Il più antipatico resta Pharrell Williams.  
"Alla prima domanda rispose 'no', alla seconda 'no', alla terza 'sì, alla quarta ancora 'no'. Stavo per mandarlo a quel paese. Dagli sguardi capì che doveva cambiare atteggiamento, e alla fine un po' si sciolse. Fu odioso ed arrogante. Magari col tempo avrà capito che il suo lavoro qualche intervista la prevede".
Vasco e Liga hai provato a farli incontrare, invano.  
"Appena mi mossi per capire come stessero le cose, lasciai perdere. Credo proprio che la storia della diatriba sia vera. Abbiamo 4 talenti indiscussi come Vasco Rossi, Ligabue, Litfiba e i Negrita che mai hanno collaborato tra loro: perché? Ci saranno motivazioni personali, ma lo trovo stupido ed insensato". 

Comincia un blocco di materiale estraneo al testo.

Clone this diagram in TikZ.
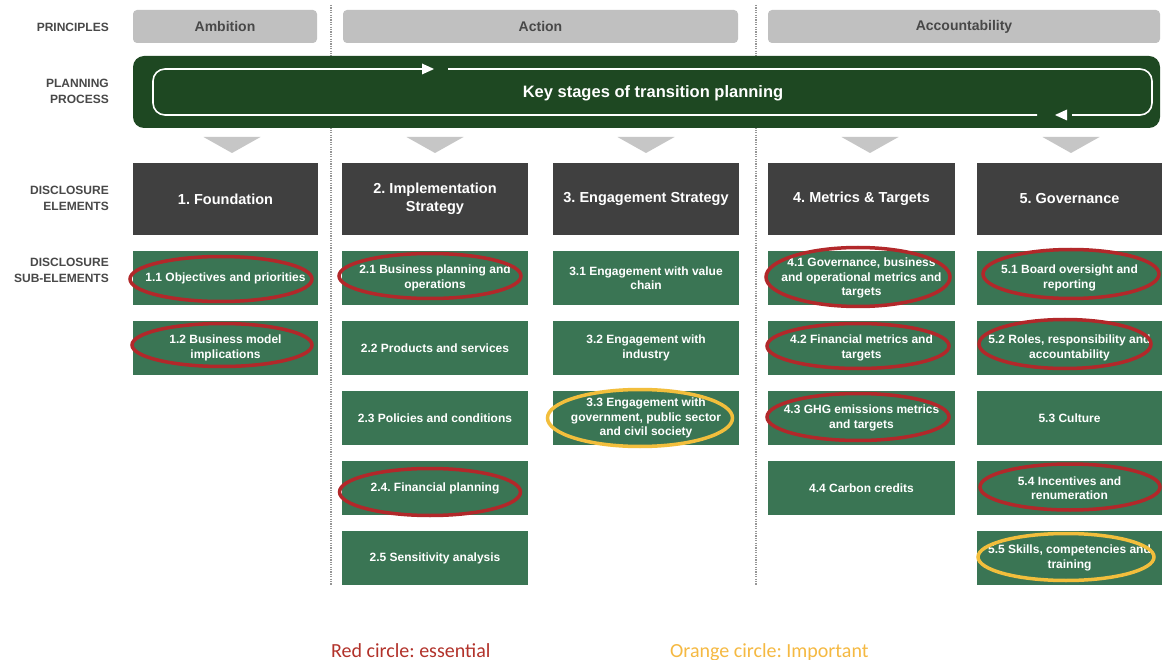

Hai detto: "In Italia ci sono band valide, ma la fase compositiva è carente".  
"Mi piace aiutare i giovani, far crescere i loro brani. Se lavori sulla scrittura musicale e del testo, il salto lo fai. Gli elogi su Facebook non bastano. Ho preso la direzione artistica dei RHumornero e del giovanissimo Alfònso, ne prenderò altre. Il grande rock lo suoniamo in Rock Fun Show, spettacolo che presento con PF Colombi nei locali in giro per l'Italia. Con Pyramid realizzo invece web radio e radio in store per aziende".
Qualche rimpianto ce l'hai?  
"Quando ero a Play, Angelo De Robertis, direttore di 105, mi fece delle proposte che non prevedevano la messa in onda, ma erano comunque molto interessanti. Non ero a conoscenza del fatto che Play stesse andando male, e mi stavo divertendo. Col senno di poi, avrei dovuto accettare".
Ti risentiremo presto in onda?  
"Ho passato gli ultimi tempi a Virgin a dire 'no' a tante offerte interessanti, perché preso dalla direzione. Sono giunto alla conclusione che dopo una carriera nelle radio in cui ho sempre sognato di lavorare non posso permettermi di star dietro a proposte vaghe. Le idee su cosa fare, oggi, sono chiarissime. Attendo il progetto concreto, che gratifichi me e la gente che mi segue. Con la certezza che più di tanto non si farà aspettare".